Catherine Nayl, directrice de l’Information du groupe, conteste cette analyse. Elle affirme que les journalistes de TF1 comprennent « parfaitement le choc et la violence pour les familles des victimes d’entendre la voix de celui qui a assassiné un des leurs », mais elle nie l’approche « sensationnaliste » que l’on reproche à la chaîne. Pour la journaliste, le travail « a été fait de manière journalistique, pierre après pierre » et  met en lumière « des informations très importantes sur la façon dont les hommes du Raid ont négocié », jugeant que « ce document prouve que, jusqu’au bout de l’assaut, les négociateurs ont essayé d’arrêter Mohamed Merah, et de l’arrêter vivant ». Une déclaration qui trouve son écho dans les journaux régionaux. Le Courrier Picard, l’Ardennais et l’Alsace soutiennent l’utilité de la diffusion de l’enregistrement.

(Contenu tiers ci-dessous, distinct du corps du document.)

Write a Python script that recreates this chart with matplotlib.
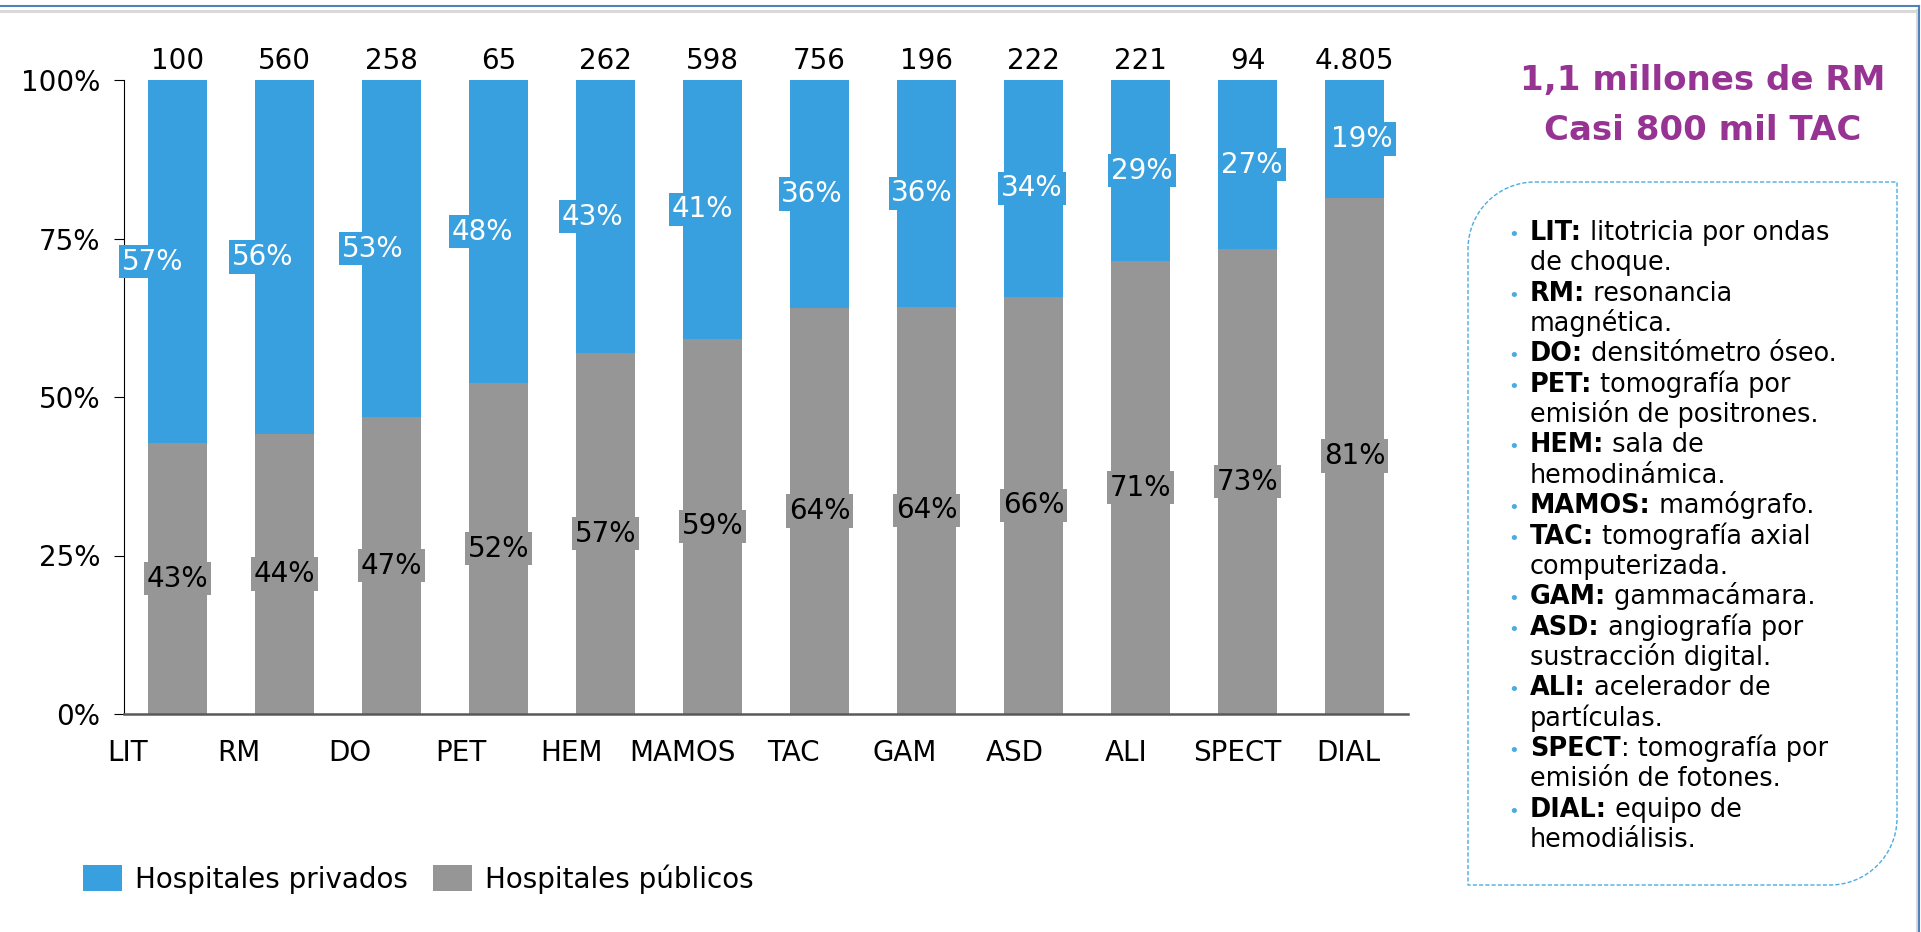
import matplotlib
matplotlib.use("Agg")
import matplotlib.pyplot as plt
import matplotlib.transforms as mtransforms
from matplotlib.path import Path
from matplotlib.patches import PathPatch
from matplotlib.lines import Line2D
import numpy as np

plt.rcParams['font.family'] = ['DejaVu Sans']

# ---------------- data ----------------
categories = ['LIT', 'RM', 'DO', 'PET', 'HEM', 'MAMOS', 'TAC', 'GAM', 'ASD', 'ALI', 'SPECT', 'DIAL']
totals = ['100', '560', '258', '65', '262', '598', '756', '196', '222', '221', '94', '4.805']
publicos = [42.7, 44.1, 46.8, 52.2, 56.9, 59.2, 64.0, 64.2, 65.8, 71.4, 73.3, 81.4]
privados = [100 - v for v in publicos]
series_names = ['Hospitales privados', 'Hospitales públicos']

title_lines = ['1,1 millones de RM', 'Casi 800 mil TAC']
glossary = [
    ('LIT:', ' litotricia por ondas', 'de choque.'),
    ('RM:', ' resonancia', 'magnética.'),
    ('DO:', ' densitómetro óseo.', None),
    ('PET:', ' tomografía por', 'emisión de positrones.'),
    ('HEM:', ' sala de', 'hemodinámica.'),
    ('MAMOS:', ' mamógrafo.', None),
    ('TAC:', ' tomografía axial', 'computerizada.'),
    ('GAM:', ' gammacámara.', None),
    ('ASD:', ' angiografía por', 'sustracción digital.'),
    ('ALI:', ' acelerador de', 'partículas.'),
    ('SPECT', ': tomografía por', 'emisión de fotones.'),
    ('DIAL:', ' equipo de', 'hemodiálisis.'),
]

# ---------------- style ----------------
BLUE = '#38A0DE'
GRAY = '#969696'
PURPLE = '#963393'
DASH = '#4BACE0'
FRAME = '#4F81BD'
FS = 20

W, H = 1921, 932
fig = plt.figure(figsize=(W / 100, H / 100), dpi=100)
px = mtransforms.Affine2D().scale(1 / W, -1 / H).translate(0, 1) + fig.transFigure

ax = fig.add_axes([124 / W, (H - 714) / H, 1284 / W, 634 / H])
x = np.arange(len(categories))
bw = 0.56
b_pub = ax.bar(x, publicos, width=bw, color=GRAY, label=series_names[1], zorder=2)
b_priv = ax.bar(x, privados, bottom=publicos, width=bw, color=BLUE, label=series_names[0], zorder=2)

ax.set_xlim(-0.5, 11.5)
ax.set_ylim(0, 100)
ax.set_yticks([0, 25, 50, 75, 100])
ax.set_yticklabels([f'{t}%' for t in [0, 25, 50, 75, 100]])
ax.tick_params(axis='y', length=7.2, width=0.8, pad=10, labelsize=FS, colors='black')

label_x = -0.467 + 1.037 * x
ax.set_xticks(label_x)
ax.set_xticklabels(categories)
ax.tick_params(axis='x', length=0, pad=18, labelsize=FS)

for s in ['top', 'right']:
    ax.spines[s].set_visible(False)
ax.spines['left'].set_color('black')
ax.spines['left'].set_linewidth(0.8)
ax.spines['bottom'].set_color('#595959')
ax.spines['bottom'].set_linewidth(1.8)

# in-bar labels
blue_x = -0.234 + 1.0276 * x
for i in range(len(categories)):
    pv, pr = publicos[i], privados[i]
    ax.text(x[i], pv / 2, f'{round(pv)}%', ha='center', va='center', fontsize=FS,
            color='black', zorder=3,
            bbox=dict(boxstyle='square,pad=0.1', fc=GRAY, ec='none'))
    ax.text(blue_x[i], pv + pr / 2, f'{round(pr)}%', ha='center', va='center', fontsize=FS,
            color='white', zorder=3,
            bbox=dict(boxstyle='square,pad=0.1', fc=BLUE, ec='none'))
    ax.annotate(totals[i], (x[i], 100), xytext=(0, 8), textcoords='offset points',
                ha='center', va='baseline', fontsize=FS, annotation_clip=False)

# legend
fig.legend([b_priv, b_pub], series_names, loc='center left',
           bbox_to_anchor=(83 / W, (H - 879) / H), ncol=2, frameon=False,
           fontsize=FS, handlelength=1.4, handleheight=1.08, handletextpad=0.47,
           columnspacing=0.9, borderpad=0, borderaxespad=0)

# right panel title
fig.text(1703, 90, title_lines[0], transform=px, ha='center', va='baseline',
         fontsize=24.5, fontweight='bold', color=PURPLE)
fig.text(1703, 140, title_lines[1], transform=px, ha='center', va='baseline',
         fontsize=24.5, fontweight='bold', color=PURPLE)

# dashed rounded box
x0, x1, y0, y1 = 1468, 1897, 182, 885
r = 67
k = 0.5523 * r
verts = [(x0 + r, y0), (x1, y0), (x1, y1 - r),
         (x1, y1 - r + k), (x1 - r + k, y1), (x1 - r, y1),
         (x0, y1), (x0, y0 + r),
         (x0, y0 + r - k), (x0 + r - k, y0), (x0 + r, y0),
         (x0 + r, y0)]
codes = [Path.MOVETO, Path.LINETO, Path.LINETO,
         Path.CURVE4, Path.CURVE4, Path.CURVE4,
         Path.LINETO, Path.LINETO,
         Path.CURVE4, Path.CURVE4, Path.CURVE4,
         Path.CLOSEPOLY]
box = PathPatch(Path(verts, codes), transform=px, fill=False, ec=DASH, lw=1.0,
                ls=(0, (3, 1.5)))
fig.add_artist(box)

# glossary
line_h = 30.35
yb = 240
tx = 1530
bx = 1514
GFS = 18.4
for bold, rest, cont in glossary:
    fig.text(bx, yb, '•', transform=px, ha='center', va='baseline', fontsize=13, color=DASH)
    bt = fig.text(tx, yb, bold, transform=px, ha='left', va='baseline', fontsize=GFS,
                  fontweight='bold', color='black')
    ax.annotate(rest, xy=(1, 0), xycoords=bt, ha='left', va='bottom', fontsize=GFS,
                color='black', annotation_clip=False)
    yb += line_h
    if cont:
        fig.text(tx, yb, cont, transform=px, ha='left', va='baseline', fontsize=GFS,
                 color='black')
        yb += line_h

# frame lines
fig.add_artist(Line2D([0, 1916], [10.5, 10.5], transform=px, color='#D9D9D9', lw=2.2))
fig.add_artist(Line2D([1916.5, 1916.5], [10, 932], transform=px, color='#D9D9D9', lw=1.5))
fig.add_artist(Line2D([0, 1919], [6, 6], transform=px, color=FRAME, lw=1.5))
fig.add_artist(Line2D([1919, 1919], [6, 932], transform=px, color=FRAME, lw=1.5))

fig.savefig('out.png', dpi=100)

Une remise en cause des services secrets français

L’Alsace va plus loin, affirmant que cette décision de TF1 met un terme à « une malodorante campagne de désinformation partie d’Algérie, où la famille de Merah prétend détenir la preuve qu’il était innocent et qu’il a été abattu pour qu’il ne puisse pas se défendre en mettant en cause les services secrets français ». D’autres part pour le quotidien, les extraits d’enregistrements confirmeraient la théorie selon laquelle « le contre-espionnage français serait passé à côté d’un danger public » qu’il aurait pu stopper avant qu’il ne passe à l’acte.

Pour Reporters sans frontières, l’État porte atteinte à la protection des sources

Une vision des choses très contestée. Michel Boyon président du CSA (Conseil Supérieur de l’Audiovisuel), interrogé sur le plateau d’Europe 1, s’est lui-même dit « profondément choqué ». Pour lui, il n’est « pas acceptable qu’on puisse se moquer ainsi de la douleur des familles », ajoutant que « s’il y a matière pour le CSA à intervenir, notamment par la voie de sanctions », il le ferait. Démarche qui, si elle aboutissait, pourrait être lourde de conséquences pour la chaîne, mais aussi pour la position de l’Etat sur la scène internationale. Classée seulement 38e en matière de liberté de la Presse par Reporter Sans Frontières, la France a été accusée par l’ONG de porter atteinte à la protection des sources en cherchant à retrouver l’auteur de la fuite.

Un problème déontologique, mais surtout légal

Mais au-delà du problème déontologique, c’est un problème légal qui se pose. Les journalistes de TF1 n’auraient pas dû entrer en possession de l’enregistrement en question. Pour le journal La Croix « il ne faut pas se leurrer : quelqu’un – et l’enquête ouverte par la police des polices a pour charge de le déterminer – les a remis entre les mains des journalistes ».